De ce point de vue, il est patent que depuis 2000, une bonne partie de la croissance russe a été alimentée par la croissance de demande intérieure russe. Mais, tant dans la structure de l'industrie que dans celle de la finance, on retrouve ce déséquilibre entre un capital oligarchique, lié largement à l'étranger et le sous-développement d'un capital national. De ce point de vue, la récente dépréciation du rouble depuis le début de l'année 2014 constitue en réalité une excellente nouvelle. Mais, cette dépréciation ne suffira pas. Le besoin du pays en technologie et en organisation reste important, et ceci en dépit des gains de productivité du travail considérable qui ont été fait depuis 2004. Autant certaines entreprises se sont modernisées beaucoup d'autres restent dans des formes d'organisations industrielles, certes privées, mais qui datent des années 1960 ou 1970.
Aujourd'hui, la Russie souffre de deux problèmes. Tout d'abord, l'investissement en capital fixe, qui représente près de 20% du PIB, soit un chiffre supérieur à la moyenne européenne, est insuffisant par rapport aux besoins du pays et surtout compte tenu de la destruction de capital fixe des années 1990. La politique d'équilibre des dépenses budgétaires, que l'on peut comprendre par ailleurs, pèse comme on l'a vu sur l'investissement. Mais surtout, l'investissement reste très dépendant de la dépense publique et des « grands projets ». Dans les représentations de l'élite russe on continue à opposer investissements publics et investissements privés. Il y a en réalité synergie. Ici encore, la dépréciation du rouble va probablement aider le gouvernement. Mais il faudrait faire plus et le faire autrement. C'est ici que se situe le principal défi de la Russie et, paradoxalement, tout le discours assez primaire sur les « sanctions » économiques pourrait conduire à une prise de conscience sur la nécessité de trouver un modèle de développement et d'innovation qui soit réellement centré sur les besoins du pays.
Notes :
[1] Voir, P.R. Gregory, Russian National Income 1885-1913, Cambridge University Press, Cambridge, 1982.
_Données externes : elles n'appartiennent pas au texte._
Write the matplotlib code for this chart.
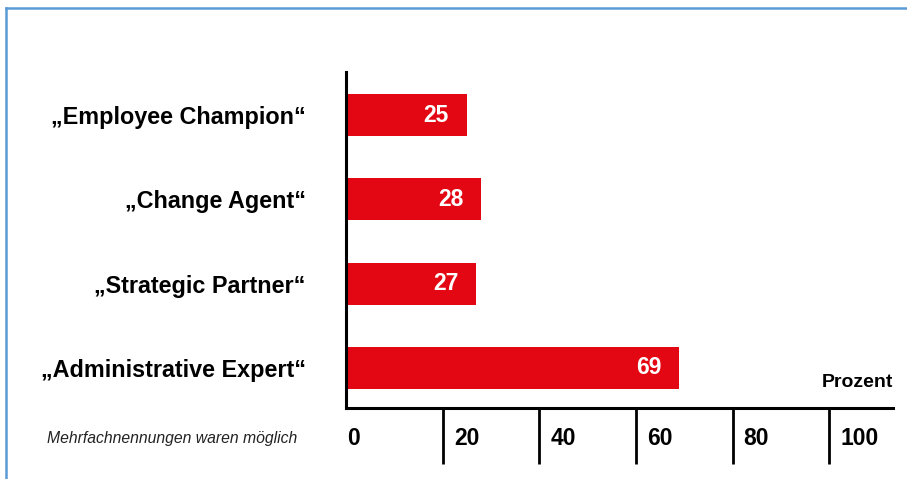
import matplotlib
matplotlib.use("Agg")
import matplotlib.pyplot as plt
from matplotlib.lines import Line2D

categories = ["„Employee Champion“", "„Change Agent“", "„Strategic Partner“", "„Administrative Expert“"]
values = [25, 28, 27, 69]
tick_values = [0, 20, 40, 60, 80, 100]
tick_labels = ["0", "20", "40", "60", "80", "100"]
unit_label = "Prozent"
note = "Mehrfachnennungen waren möglich"

RED = "#E30613"
BLUE = "#5B9BD5"
W, H = 907, 479

plt.rcParams['font.family'] = ['Liberation Sans', 'DejaVu Sans']
fig = plt.figure(figsize=(W / 100, H / 100), dpi=100)

# axes in pixel layout
ax_left, ax_right, ax_top, ax_bottom = 346, 893, 72, 408
ax = fig.add_axes([ax_left / W, 1 - ax_bottom / H, (ax_right - ax_left) / W, (ax_bottom - ax_top) / H])

n = len(categories)
ypos = [n - 1 - i for i in range(n)]
ax.barh(ypos, values, height=0.5, color=RED, edgecolor='none')
ax.set_xlim(0, 113.2)
ax.set_ylim(-0.475, 3.51)

for s in ['top', 'right']:
    ax.spines[s].set_visible(False)
for s in ['left', 'bottom']:
    ax.spines[s].set_linewidth(2.2)
    ax.spines[s].set_color('black')

ax.set_yticks(ypos)
ax.set_yticklabels(categories, fontsize=16.8, fontweight='bold')
ax.tick_params(axis='y', length=0, pad=29)

ax.set_xticks([t for t in tick_values if t > 0])
ax.set_xticklabels([])
ax.tick_params(axis='x', direction='out', length=40, width=2.0, color='black')

# tick labels placed right of the tick lines
for v, lab in zip(tick_values, tick_labels):
    off = 1.0 if v == 0 else 8.0
    ax.annotate(lab, xy=(v, 0), xycoords=('data', 'axes fraction'),
                xytext=(off, -22), textcoords='offset points',
                ha='left', va='center', fontsize=16.5, fontweight='bold')

# value labels inside bars
for y, v in zip(ypos, values):
    ax.annotate(str(v), xy=(v, y), xytext=(-13, 0), textcoords='offset points',
                ha='right', va='center', fontsize=16.5, fontweight='bold', color='white')

ax.text(1.0, 0.075, unit_label, transform=ax.transAxes, ha='right', va='center',
        fontsize=14, fontweight='bold')

fig.text(47 / W, 1 - 438 / H, note, ha='left', va='center', fontsize=11.3, style='italic',
         color='#222222')

# blue frame
fig.add_artist(Line2D([6 / W, 6 / W], [0, 1 - 8 / H], color=BLUE, lw=1.8, transform=fig.transFigure))
fig.add_artist(Line2D([6 / W, 1], [1 - 8 / H, 1 - 8 / H], color=BLUE, lw=1.8, transform=fig.transFigure))

fig.savefig("out.png", dpi=100)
[2] Voir K.F. Chatsillo, "O disproportsij v razvitij vooruzhennyh sil Rossii nakanunie pervoij mitovoj vojny (1906-1914), in Istoritcheskie Zapiski, vol. 83, 1969, pp. 123-136.
[3] R. Portal, "The industrialization of Russia" in J. Habakkuk et M. Postan (edits.), The Cambridge Economic History of Europe, vol. VI, part. II, Cambridge University Press, Cambridge, 1966.
[4] D. Atkinson, The end of the Russian land commune : 1905-1930, Stanford University Press, Stanford, 1983.